Der Verfassungsgerichtshof des Landes Nordrhein-Westfalen hat mit Beschluss vom 27.04.2021 zum Aktenzeichen VerfGH 1/21.VB-1 in einem von Rechtsanwalt Dipl.-Jur. Jens Usebach LL.M. der Kölner Rechtsanwaltskanzlei JURA.CC vertretenen Fall entschieden, dass die Kosten für ein nicht statthaftes Widerspruchsverfahren, dass die Behörde durch die falsche Rechtsbehelfsbelehrung herbeiführte, nicht erstattungsfähig sind.
Der Beschwerdeführer mit einem Grad der Behinderung von 30 klagte vor dem Sozialgericht gegen die Stadt wegen der Feststellung eines Grades der Behinderung von 50. In dem laufenden Verfahren erließ die Stadt einen Bescheid über einen Grad der Behinderung von 40. Der Bescheid enthielt eine Rechtsbehelfsbelehrung, wonach gegen ihn Widerspruch erhoben werden konnte. Rechtsanwalt Usebach nahm dies zum Anlass für ein Telefonat mit dem Sachbearbeiter der Stadt, ob man dort die Belehrung mit Blick auf § 96 SGG zutreffend erachte. § 96 Abs. 1 SGG sieht vor, dass ein neuer Verwaltungsakt Gegenstand des Klageverfahrens wird, wenn er nach Erlass des Widerspruchsbescheids ergeht. Und den angefochtenen Verwaltungsakt abändert oder ersetzt. Der Sachbearbeiter der Stadt hielt die Rechtsbehelfsbelehrung für zutreffend und wollte die nicht widerrufen. Der Bevollmächtigte erhob daraufhin Widerspruch bei der Stadt. Am Folgetag wandte er sich an das Sozialgericht und teilte mit, dass er davon ausgehe, dass der Bescheid nach § 96 SGG Gegenstand des Verfahrens geworden sei. Er bat insoweit um einen richterlichen Hinweis, den das Sozialgericht auch erteilte. Es bestätigte die Rechtsauffassung von Rechtsanwalt Usebach. Die Stadt beschied den Widerspruch in der Folge nicht mehr. Eine Untätigkeitsklage dagegen blieb erfolglos.

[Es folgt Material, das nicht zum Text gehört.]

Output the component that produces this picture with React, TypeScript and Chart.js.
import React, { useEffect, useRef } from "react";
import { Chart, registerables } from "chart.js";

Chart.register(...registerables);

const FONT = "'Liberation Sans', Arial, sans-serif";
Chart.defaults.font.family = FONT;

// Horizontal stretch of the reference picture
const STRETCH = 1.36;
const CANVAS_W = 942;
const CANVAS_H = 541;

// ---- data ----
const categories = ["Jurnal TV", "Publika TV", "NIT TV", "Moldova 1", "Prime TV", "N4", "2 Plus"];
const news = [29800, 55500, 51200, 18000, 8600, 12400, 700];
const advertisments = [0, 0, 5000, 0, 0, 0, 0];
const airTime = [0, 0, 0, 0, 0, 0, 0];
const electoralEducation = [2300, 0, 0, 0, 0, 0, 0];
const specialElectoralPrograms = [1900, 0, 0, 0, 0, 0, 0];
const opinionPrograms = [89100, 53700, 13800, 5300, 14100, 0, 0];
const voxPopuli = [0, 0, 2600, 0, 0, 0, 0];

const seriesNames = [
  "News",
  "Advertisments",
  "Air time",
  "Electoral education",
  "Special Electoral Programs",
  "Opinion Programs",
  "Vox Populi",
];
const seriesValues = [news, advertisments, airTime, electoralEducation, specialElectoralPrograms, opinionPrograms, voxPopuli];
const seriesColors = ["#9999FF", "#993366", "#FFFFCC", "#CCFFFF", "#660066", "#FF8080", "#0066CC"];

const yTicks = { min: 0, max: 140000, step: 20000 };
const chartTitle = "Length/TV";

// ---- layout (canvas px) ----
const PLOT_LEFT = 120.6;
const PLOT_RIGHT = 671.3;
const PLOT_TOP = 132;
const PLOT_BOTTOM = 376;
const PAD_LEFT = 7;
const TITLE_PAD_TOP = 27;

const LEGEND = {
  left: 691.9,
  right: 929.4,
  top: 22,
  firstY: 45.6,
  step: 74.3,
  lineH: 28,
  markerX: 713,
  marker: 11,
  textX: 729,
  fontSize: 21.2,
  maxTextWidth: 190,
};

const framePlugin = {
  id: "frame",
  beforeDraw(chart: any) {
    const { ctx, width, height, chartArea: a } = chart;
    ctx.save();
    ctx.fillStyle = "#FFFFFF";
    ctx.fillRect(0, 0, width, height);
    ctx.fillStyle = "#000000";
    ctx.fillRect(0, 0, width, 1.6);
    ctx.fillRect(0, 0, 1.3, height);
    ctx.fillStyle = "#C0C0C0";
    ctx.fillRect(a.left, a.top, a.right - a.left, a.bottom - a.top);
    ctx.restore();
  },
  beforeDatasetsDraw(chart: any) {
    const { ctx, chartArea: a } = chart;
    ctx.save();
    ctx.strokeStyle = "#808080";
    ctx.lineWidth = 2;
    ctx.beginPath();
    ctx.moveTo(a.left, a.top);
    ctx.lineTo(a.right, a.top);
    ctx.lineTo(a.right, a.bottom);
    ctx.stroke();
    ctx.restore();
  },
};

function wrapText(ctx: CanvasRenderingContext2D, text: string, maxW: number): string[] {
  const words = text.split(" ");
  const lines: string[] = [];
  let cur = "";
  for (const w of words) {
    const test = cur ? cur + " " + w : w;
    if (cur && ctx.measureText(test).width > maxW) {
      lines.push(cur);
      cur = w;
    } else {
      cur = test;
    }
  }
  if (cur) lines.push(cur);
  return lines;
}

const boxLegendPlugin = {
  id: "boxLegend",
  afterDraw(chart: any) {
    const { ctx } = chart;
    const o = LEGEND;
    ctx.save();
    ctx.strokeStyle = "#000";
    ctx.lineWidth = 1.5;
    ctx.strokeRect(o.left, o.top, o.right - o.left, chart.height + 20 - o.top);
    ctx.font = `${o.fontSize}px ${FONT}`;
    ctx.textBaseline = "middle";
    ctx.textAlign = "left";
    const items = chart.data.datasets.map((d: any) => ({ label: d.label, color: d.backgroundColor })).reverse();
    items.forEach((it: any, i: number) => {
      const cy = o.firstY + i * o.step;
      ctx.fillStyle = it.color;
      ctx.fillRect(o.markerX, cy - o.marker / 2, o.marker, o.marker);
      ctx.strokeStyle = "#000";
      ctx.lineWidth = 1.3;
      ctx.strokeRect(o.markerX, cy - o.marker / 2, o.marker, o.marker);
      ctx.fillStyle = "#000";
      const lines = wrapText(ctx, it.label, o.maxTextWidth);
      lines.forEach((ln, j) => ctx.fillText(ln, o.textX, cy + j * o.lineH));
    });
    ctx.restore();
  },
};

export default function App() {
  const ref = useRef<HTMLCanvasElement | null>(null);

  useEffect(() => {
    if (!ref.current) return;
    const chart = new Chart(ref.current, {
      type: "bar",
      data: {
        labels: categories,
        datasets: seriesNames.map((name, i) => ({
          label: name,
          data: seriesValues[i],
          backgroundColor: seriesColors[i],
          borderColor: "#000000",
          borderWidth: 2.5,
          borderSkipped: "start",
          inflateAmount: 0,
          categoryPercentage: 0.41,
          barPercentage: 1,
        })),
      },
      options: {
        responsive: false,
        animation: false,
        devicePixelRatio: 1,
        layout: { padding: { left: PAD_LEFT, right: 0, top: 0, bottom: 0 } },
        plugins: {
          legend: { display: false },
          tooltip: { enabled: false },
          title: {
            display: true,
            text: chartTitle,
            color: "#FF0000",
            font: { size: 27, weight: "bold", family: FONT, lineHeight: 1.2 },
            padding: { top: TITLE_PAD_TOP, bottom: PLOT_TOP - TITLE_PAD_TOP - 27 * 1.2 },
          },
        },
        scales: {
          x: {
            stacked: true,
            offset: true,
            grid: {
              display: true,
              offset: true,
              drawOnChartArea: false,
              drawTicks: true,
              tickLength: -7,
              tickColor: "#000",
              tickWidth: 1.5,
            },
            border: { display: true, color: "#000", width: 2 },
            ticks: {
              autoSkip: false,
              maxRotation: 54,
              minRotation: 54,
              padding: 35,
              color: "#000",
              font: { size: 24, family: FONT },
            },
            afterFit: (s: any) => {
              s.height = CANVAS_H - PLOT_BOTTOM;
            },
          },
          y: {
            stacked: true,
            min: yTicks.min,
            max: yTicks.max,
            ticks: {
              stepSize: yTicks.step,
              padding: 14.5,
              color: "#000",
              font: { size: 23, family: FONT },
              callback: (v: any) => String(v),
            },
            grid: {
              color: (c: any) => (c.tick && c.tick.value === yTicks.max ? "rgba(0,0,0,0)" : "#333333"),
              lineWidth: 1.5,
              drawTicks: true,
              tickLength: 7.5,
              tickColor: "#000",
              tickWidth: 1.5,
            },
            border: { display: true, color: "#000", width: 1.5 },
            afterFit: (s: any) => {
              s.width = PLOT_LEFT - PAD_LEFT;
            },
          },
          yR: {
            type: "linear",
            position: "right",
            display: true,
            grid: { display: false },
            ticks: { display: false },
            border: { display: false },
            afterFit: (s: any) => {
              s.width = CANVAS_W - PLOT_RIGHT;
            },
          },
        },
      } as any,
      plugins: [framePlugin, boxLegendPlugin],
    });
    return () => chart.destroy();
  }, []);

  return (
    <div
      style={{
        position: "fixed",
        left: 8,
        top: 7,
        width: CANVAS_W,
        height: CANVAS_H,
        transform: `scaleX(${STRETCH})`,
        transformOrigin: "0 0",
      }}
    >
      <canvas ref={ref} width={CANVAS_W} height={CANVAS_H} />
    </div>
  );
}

Das Sozialgericht verurteilte die Stadt einen Grad der Behinderung von 50 festzustellen und die außergerichtlichen Kosten zu übernehmen. Rechtsanwalt Usebach stellte für den Beschwerdeführer Kostenfestsetzungsantrag und umfasst auch das Widerspruchsverfahren gegen den nach § 96 SGG Gegenstand des gerichtlichen Verfahrens umfassten Bescheid. Das Sozialgericht setzte diese Kosten nicht fest und begründete dies damit, dass nach § 193 Abs. 2 SGG nur die Kosten erstattungsfähig seien, die zur zweckentsprechenden Rechtsverfolgung notwendig seien. Die Erinnerung dagegen blieb erfolglos.

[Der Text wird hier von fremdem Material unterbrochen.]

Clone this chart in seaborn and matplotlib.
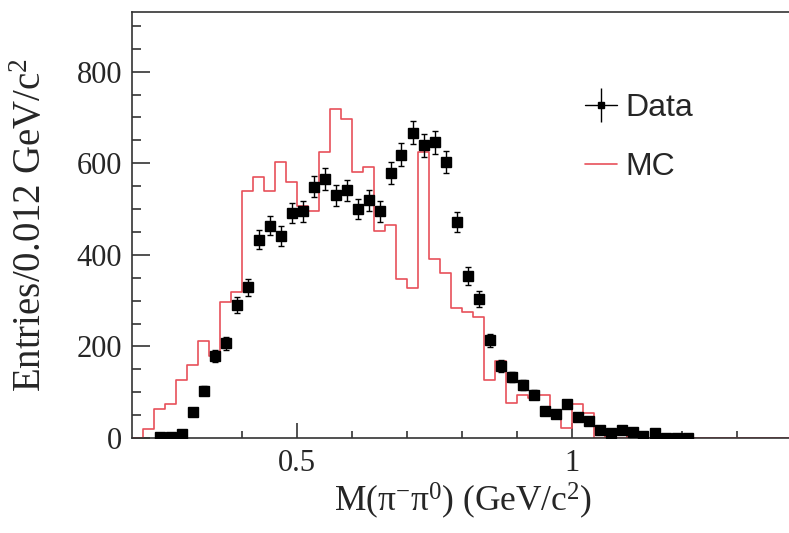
import numpy as np
import pandas as pd
import seaborn as sns
import matplotlib.pyplot as plt
from matplotlib.lines import Line2D
from matplotlib.legend_handler import HandlerTuple

# data points: bin centres (GeV/c^2) and entries
data_x = [0.25, 0.27, 0.29, 0.31, 0.33, 0.35, 0.37, 0.39, 0.41, 0.43,
          0.45, 0.47, 0.49, 0.51, 0.53, 0.55, 0.57, 0.59, 0.61, 0.63,
          0.65, 0.67, 0.69, 0.71, 0.73, 0.75, 0.77, 0.79, 0.81, 0.83,
          0.85, 0.87, 0.89, 0.91, 0.93, 0.95, 0.97, 0.99, 1.01, 1.03,
          1.05, 1.07, 1.09, 1.11, 1.13, 1.15, 1.17, 1.19, 1.21]
data_y = [2, 2, 9, 57, 103, 179, 207, 290, 329, 433,
          464, 441, 491, 495, 549, 566, 530, 541, 500, 519,
          495, 578, 619, 667, 639, 646, 603, 471, 354, 303,
          213, 157, 133, 115, 95, 60, 53, 75, 45, 37,
          17, 12, 17, 14, 5, 12, 1, 1, 1]

# MC histogram, 0.02 wide bins from 0.20 to 1.40
mc_edges = np.linspace(0.20, 1.40, 61)
mc_y = [0, 20, 64, 75, 126, 159, 212, 179, 297, 318,
        539, 571, 539, 603, 560, 507, 496, 624, 718, 697,
        582, 591, 453, 465, 348, 327, 625, 391, 360, 285,
        276, 264, 127, 168, 76, 95, 87, 95, 54, 21,
        74, 54, 0, 4, 0, 4, 0, 0, 0, 0,
        0, 0, 0, 0, 0, 0, 0, 0, 0, 0]

red = "#e8505a"
frame = "#333333"

sns.set_style("ticks")
plt.rcParams["font.family"] = ["Liberation Serif", "DejaVu Serif"]
plt.rcParams["mathtext.fontset"] = "custom"
plt.rcParams["mathtext.rm"] = "Liberation Serif"
plt.rcParams["mathtext.it"] = "Liberation Serif"

fig = plt.figure(figsize=(7.89, 5.33), dpi=100)
ax = fig.add_axes([132 / 789, 95 / 533, (789 - 132) / 789, (438 - 11.7) / 533])

mc = pd.DataFrame({"m": (mc_edges[:-1] + mc_edges[1:]) / 2, "n": mc_y})
sns.histplot(data=mc, x="m", weights="n", bins=list(mc_edges), element="step",
             fill=False, color=red, linewidth=1.2, ax=ax, zorder=2)

ax.errorbar(data_x, data_y, yerr=np.sqrt(data_y), fmt="s", color="black",
            ms=7, capsize=2, elinewidth=1, capthick=1, zorder=3)

ax.set_xlim(0.2, 0.2 + (789 - 132) / 550)
ax.set_ylim(0, 931)
ax.set_xticks([0.5, 1.0])
ax.set_xticklabels(["0.5", "1"])
ax.set_xticks(np.arange(0.3, 1.35, 0.1), minor=True)
ax.set_yticks([0, 200, 400, 600, 800])
ax.set_yticks(np.arange(0, 931, 50), minor=True)

ax.tick_params(axis="both", which="both", direction="in", color=frame,
               width=1.2, labelsize=22)
ax.tick_params(axis="y", which="major", length=13, pad=7)
ax.tick_params(axis="y", which="minor", length=6.5)
ax.tick_params(axis="x", which="major", length=11, pad=8)
ax.tick_params(axis="x", which="minor", length=5)

for side in ["left", "top", "bottom"]:
    ax.spines[side].set_color(frame)
    ax.spines[side].set_linewidth(1.2)
ax.spines["right"].set_visible(False)

ax.set_ylabel("Entries/0.012 GeV/c$^{2}$", fontsize=28)
ax.yaxis.set_label_coords(50 / 789, 1 - 225 / 533, transform=fig.transFigure)
ax.set_xlabel("M(π$^{-}$π$^{0}$) (GeV/c$^{2}$)", fontsize=25.5)
ax.xaxis.set_label_coords(463 / 789, 1 - 481 / 533, transform=fig.transFigure)

h_data = (Line2D([], [], color="black", lw=1, marker="s", ms=5),
          Line2D([], [], color="black", marker="|", ms=25, mew=1, ls="none"))
h_mc = Line2D([], [], color=red, lw=1.2)
ax.legend([h_data, h_mc], ["Data", "MC"],
          handler_map={tuple: HandlerTuple(ndivide=1)},
          prop={"family": "Liberation Sans", "size": 23},
          frameon=False, loc="upper left",
          bbox_to_anchor=(585 / 789, 1 - 93 / 533), bbox_transform=fig.transFigure,
          borderaxespad=0, borderpad=0, handlelength=1.0, handletextpad=0.25,
          labelspacing=0.92)

fig.savefig("out.png", dpi=100)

Die Verfassungsrichter stellen fest, dass Willkür ausscheide. § 193 Abs. 2 SGG beschränke die Pflicht zur Kostenerstattung auf die notwendigen Kosten, welche so gering wie möglich gehalten werden müssen. Deshalb ist die Ansicht des Sozialgerichts zur vertretbar, dass zur Vermeidung von überflüssigen Kosten vor Erhebung des Widerspruchs zunächst die Nachfrage beim Sozialgericht verpflichtet war, ob der Bescheid aus dessen Sicht gemäß § 96 Abs. 1 SGG Gegenstand des Klageverfahrens geworden war, obwohl die Stadt eine anderslautende Rechtsbehelfsbelehrung erteilt hat und diese auf Nachfrage bestätigte.